SOURCE MATERIAL:
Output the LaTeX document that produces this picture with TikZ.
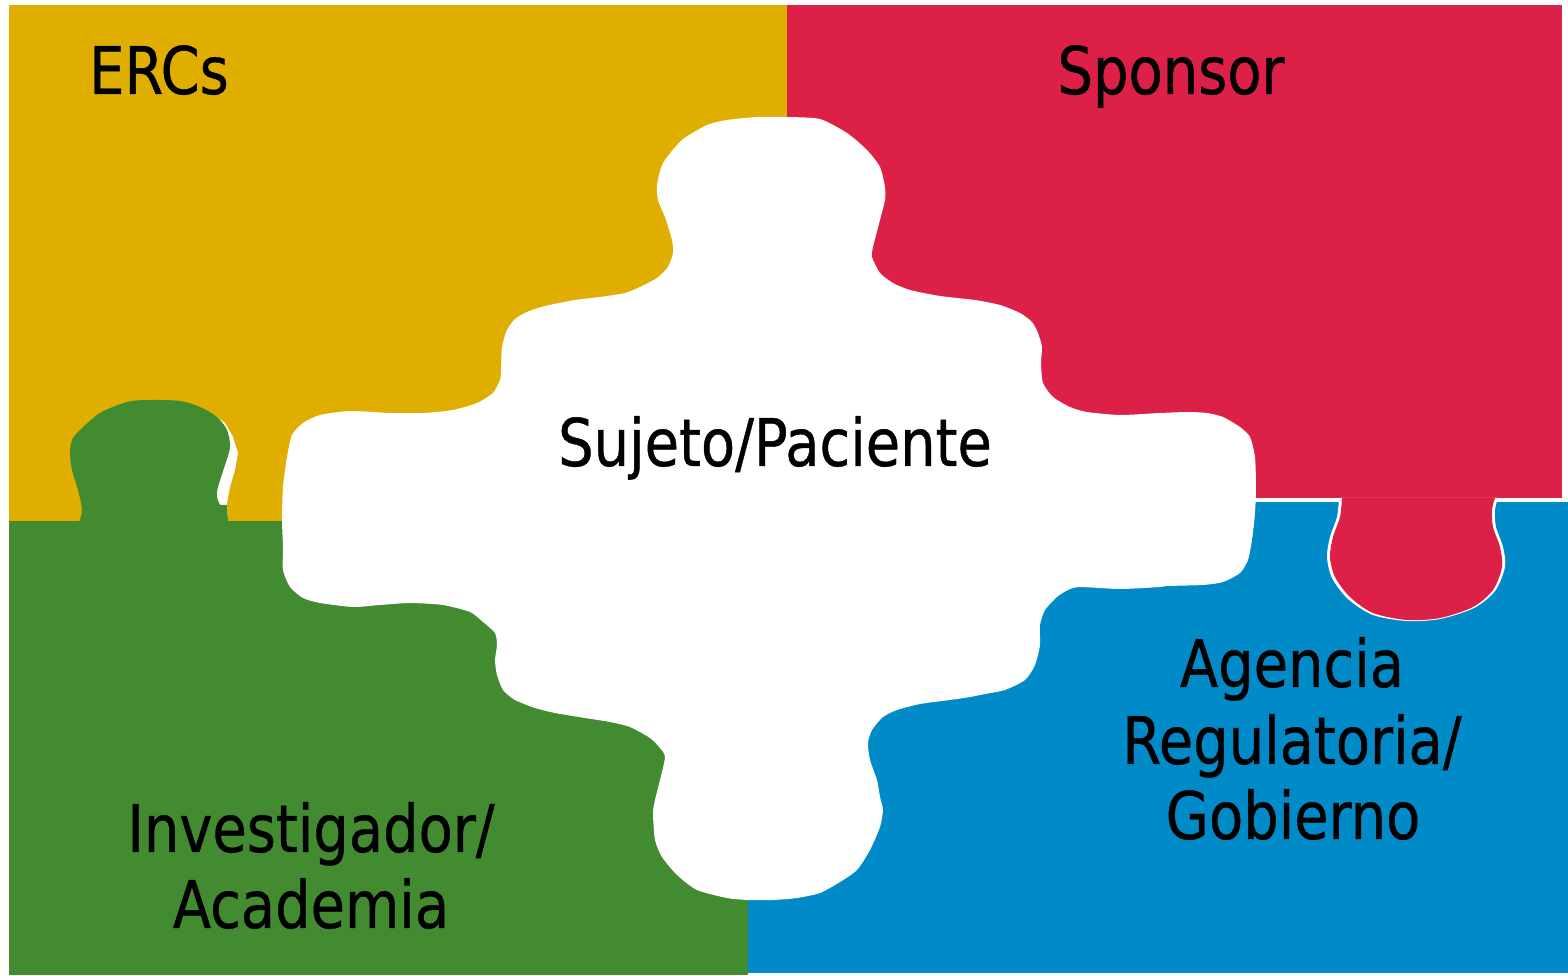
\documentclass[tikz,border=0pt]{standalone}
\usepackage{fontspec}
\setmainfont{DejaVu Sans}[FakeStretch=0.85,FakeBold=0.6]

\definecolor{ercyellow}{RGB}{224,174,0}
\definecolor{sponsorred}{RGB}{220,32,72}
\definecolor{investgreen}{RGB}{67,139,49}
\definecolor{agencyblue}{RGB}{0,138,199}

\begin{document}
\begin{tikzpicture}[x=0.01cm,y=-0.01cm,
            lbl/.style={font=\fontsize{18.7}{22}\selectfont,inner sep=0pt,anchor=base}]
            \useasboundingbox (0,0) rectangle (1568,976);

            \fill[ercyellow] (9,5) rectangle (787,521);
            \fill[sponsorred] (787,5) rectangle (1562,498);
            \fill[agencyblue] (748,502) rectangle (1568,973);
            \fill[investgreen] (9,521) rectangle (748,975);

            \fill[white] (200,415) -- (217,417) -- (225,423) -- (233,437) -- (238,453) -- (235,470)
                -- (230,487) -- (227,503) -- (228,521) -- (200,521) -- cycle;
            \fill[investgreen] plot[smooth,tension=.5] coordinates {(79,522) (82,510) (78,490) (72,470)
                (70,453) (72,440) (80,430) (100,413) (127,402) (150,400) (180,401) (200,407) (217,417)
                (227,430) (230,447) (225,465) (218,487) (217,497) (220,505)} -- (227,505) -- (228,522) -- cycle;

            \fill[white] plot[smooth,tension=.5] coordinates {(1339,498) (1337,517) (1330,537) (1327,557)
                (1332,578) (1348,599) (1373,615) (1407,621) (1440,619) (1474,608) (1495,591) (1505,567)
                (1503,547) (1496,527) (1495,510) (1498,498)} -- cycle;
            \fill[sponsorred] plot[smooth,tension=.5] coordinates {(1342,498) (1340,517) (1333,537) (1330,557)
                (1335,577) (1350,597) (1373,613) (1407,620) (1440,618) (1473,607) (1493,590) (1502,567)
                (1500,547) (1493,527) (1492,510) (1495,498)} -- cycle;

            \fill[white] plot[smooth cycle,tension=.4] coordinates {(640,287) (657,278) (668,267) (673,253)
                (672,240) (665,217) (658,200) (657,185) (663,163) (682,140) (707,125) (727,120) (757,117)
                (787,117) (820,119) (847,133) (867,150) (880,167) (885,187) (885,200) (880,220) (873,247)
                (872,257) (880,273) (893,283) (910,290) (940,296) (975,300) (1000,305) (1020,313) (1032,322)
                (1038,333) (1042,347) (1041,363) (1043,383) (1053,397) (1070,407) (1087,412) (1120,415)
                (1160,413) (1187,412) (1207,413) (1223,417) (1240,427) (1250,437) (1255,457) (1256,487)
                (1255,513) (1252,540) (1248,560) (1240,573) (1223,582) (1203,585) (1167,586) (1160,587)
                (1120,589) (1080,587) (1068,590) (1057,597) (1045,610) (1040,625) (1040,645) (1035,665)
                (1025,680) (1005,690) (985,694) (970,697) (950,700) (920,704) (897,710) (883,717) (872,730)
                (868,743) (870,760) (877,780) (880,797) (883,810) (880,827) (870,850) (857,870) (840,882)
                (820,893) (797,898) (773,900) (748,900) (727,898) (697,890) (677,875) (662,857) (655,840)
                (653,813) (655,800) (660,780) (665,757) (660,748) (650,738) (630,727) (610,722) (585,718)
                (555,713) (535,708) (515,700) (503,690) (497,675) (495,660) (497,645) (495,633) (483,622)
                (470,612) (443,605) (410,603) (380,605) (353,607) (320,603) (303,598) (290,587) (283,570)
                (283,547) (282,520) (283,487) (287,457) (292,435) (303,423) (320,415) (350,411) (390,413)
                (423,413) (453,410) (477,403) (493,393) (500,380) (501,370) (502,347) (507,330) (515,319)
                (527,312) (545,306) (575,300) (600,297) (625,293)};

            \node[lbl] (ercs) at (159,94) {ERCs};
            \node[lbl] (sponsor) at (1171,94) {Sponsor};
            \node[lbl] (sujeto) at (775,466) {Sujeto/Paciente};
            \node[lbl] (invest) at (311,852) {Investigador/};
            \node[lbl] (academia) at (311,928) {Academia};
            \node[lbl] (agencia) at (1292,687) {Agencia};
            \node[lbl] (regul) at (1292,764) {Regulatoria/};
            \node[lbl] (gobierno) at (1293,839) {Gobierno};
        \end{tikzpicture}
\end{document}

WHAT THE TASK ASKS: Reproduce all of the data exactly; the pictures do not belong in the copy.

RESULT OF THIS TASK:
Output the LaTeX document that produces this picture with TikZ.
\documentclass[tikz,border=0pt]{standalone}
\usepackage{fontspec}
\setmainfont{DejaVu Sans}[FakeStretch=0.85,FakeBold=0.6]

\definecolor{ercyellow}{RGB}{224,174,0}
\definecolor{sponsorred}{RGB}{220,32,72}
\definecolor{investgreen}{RGB}{67,139,49}
\definecolor{agencyblue}{RGB}{0,138,199}

\begin{document}
\begin{tikzpicture}[x=0.01cm,y=-0.01cm,
            lbl/.style={font=\fontsize{18.7}{22}\selectfont,inner sep=0pt,anchor=base}]
            \useasboundingbox (0,0) rectangle (1568,976);

            \fill[ercyellow] (9,5) rectangle (787,521);
            \fill[sponsorred] (787,5) rectangle (1562,498);
            \fill[agencyblue] (748,502) rectangle (1568,973);
            \fill[investgreen] (9,521) rectangle (748,975);

            \fill[white] (200,415) -- (217,417) -- (225,423) -- (233,437) -- (238,453) -- (235,470)
                -- (230,487) -- (227,503) -- (228,521) -- (200,521) -- cycle;
            \fill[investgreen] plot[smooth,tension=.5] coordinates {(79,522) (82,510) (78,490) (72,470)
                (70,453) (72,440) (80,430) (100,413) (127,402) (150,400) (180,401) (200,407) (217,417)
                (227,430) (230,447) (225,465) (218,487) (217,497) (220,505)} -- (227,505) -- (228,522) -- cycle;

            \fill[white] plot[smooth,tension=.5] coordinates {(1339,498) (1337,517) (1330,537) (1327,557)
                (1332,578) (1348,599) (1373,615) (1407,621) (1440,619) (1474,608) (1495,591) (1505,567)
                (1503,547) (1496,527) (1495,510) (1498,498)} -- cycle;
            \fill[sponsorred] plot[smooth,tension=.5] coordinates {(1342,498) (1340,517) (1333,537) (1330,557)
                (1335,577) (1350,597) (1373,613) (1407,620) (1440,618) (1473,607) (1493,590) (1502,567)
                (1500,547) (1493,527) (1492,510) (1495,498)} -- cycle;

            \fill[white] plot[smooth cycle,tension=.4] coordinates {(640,287) (657,278) (668,267) (673,253)
                (672,240) (665,217) (658,200) (657,185) (663,163) (682,140) (707,125) (727,120) (757,117)
                (787,117) (820,119) (847,133) (867,150) (880,167) (885,187) (885,200) (880,220) (873,247)
                (872,257) (880,273) (893,283) (910,290) (940,296) (975,300) (1000,305) (1020,313) (1032,322)
                (1038,333) (1042,347) (1041,363) (1043,383) (1053,397) (1070,407) (1087,412) (1120,415)
                (1160,413) (1187,412) (1207,413) (1223,417) (1240,427) (1250,437) (1255,457) (1256,487)
                (1255,513) (1252,540) (1248,560) (1240,573) (1223,582) (1203,585) (1167,586) (1160,587)
                (1120,589) (1080,587) (1068,590) (1057,597) (1045,610) (1040,625) (1040,645) (1035,665)
                (1025,680) (1005,690) (985,694) (970,697) (950,700) (920,704) (897,710) (883,717) (872,730)
                (868,743) (870,760) (877,780) (880,797) (883,810) (880,827) (870,850) (857,870) (840,882)
                (820,893) (797,898) (773,900) (748,900) (727,898) (697,890) (677,875) (662,857) (655,840)
                (653,813) (655,800) (660,780) (665,757) (660,748) (650,738) (630,727) (610,722) (585,718)
                (555,713) (535,708) (515,700) (503,690) (497,675) (495,660) (497,645) (495,633) (483,622)
                (470,612) (443,605) (410,603) (380,605) (353,607) (320,603) (303,598) (290,587) (283,570)
                (283,547) (282,520) (283,487) (287,457) (292,435) (303,423) (320,415) (350,411) (390,413)
                (423,413) (453,410) (477,403) (493,393) (500,380) (501,370) (502,347) (507,330) (515,319)
                (527,312) (545,306) (575,300) (600,297) (625,293)};

            \node[lbl] (ercs) at (159,94) {ERCs};
            \node[lbl] (sponsor) at (1171,94) {Sponsor};
            \node[lbl] (sujeto) at (775,466) {Sujeto/Paciente};
            \node[lbl] (invest) at (311,852) {Investigador/};
            \node[lbl] (academia) at (311,928) {Academia};
            \node[lbl] (agencia) at (1292,687) {Agencia};
            \node[lbl] (regul) at (1292,764) {Regulatoria/};
            \node[lbl] (gobierno) at (1293,839) {Gobierno};
        \end{tikzpicture}
\end{document}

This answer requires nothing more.